#### [Direction]
Each line of the material must be repeated precisely, with the pictures left out.

━━ Source material ━━

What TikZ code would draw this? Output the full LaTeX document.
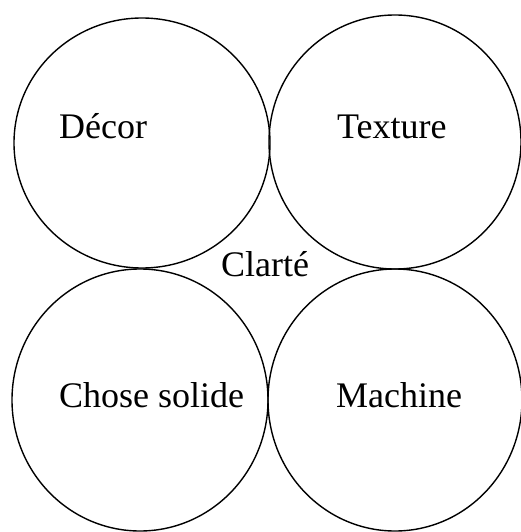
\documentclass[tikz,border=0pt]{standalone}
\usepackage{fontspec}
\setmainfont{Liberation Serif}
\begin{document}
\begin{tikzpicture}[x=1pt,y=-1pt,
  ring/.style={draw=black,line width=1.4pt},
  lbl/.style={anchor=base west,inner sep=0pt,font=\fontsize{36}{40}\selectfont}]
\useasboundingbox (0,0) rectangle (521,532);
\draw[ring] (142,143) ellipse [x radius=128,y radius=125];
\draw[ring] (395,142) ellipse [x radius=126,y radius=127];
\draw[ring] (140,400) ellipse [x radius=128,y radius=131];
\draw[ring] (395,400) ellipse [x radius=127,y radius=131];
\node[lbl] (decor) at (59,139) {Décor};
\node[lbl] (texture) at (337,138) {Texture};
\node[lbl] (clarte) at (221,276) {Clarté};
\node[lbl] (chose) at (59,407) {Chose solide};
\node[lbl] (machine) at (336,407) {Machine};
\end{tikzpicture}
\end{document}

━━━

#### [Answer]
What TikZ code would draw this? Output the full LaTeX document.
\documentclass[tikz,border=0pt]{standalone}
\usepackage{fontspec}
\setmainfont{Liberation Serif}
\begin{document}
\begin{tikzpicture}[x=1pt,y=-1pt,
  ring/.style={draw=black,line width=1.4pt},
  lbl/.style={anchor=base west,inner sep=0pt,font=\fontsize{36}{40}\selectfont}]
\useasboundingbox (0,0) rectangle (521,532);
\draw[ring] (142,143) ellipse [x radius=128,y radius=125];
\draw[ring] (395,142) ellipse [x radius=126,y radius=127];
\draw[ring] (140,400) ellipse [x radius=128,y radius=131];
\draw[ring] (395,400) ellipse [x radius=127,y radius=131];
\node[lbl] (decor) at (59,139) {Décor};
\node[lbl] (texture) at (337,138) {Texture};
\node[lbl] (clarte) at (221,276) {Clarté};
\node[lbl] (chose) at (59,407) {Chose solide};
\node[lbl] (machine) at (336,407) {Machine};
\end{tikzpicture}
\end{document}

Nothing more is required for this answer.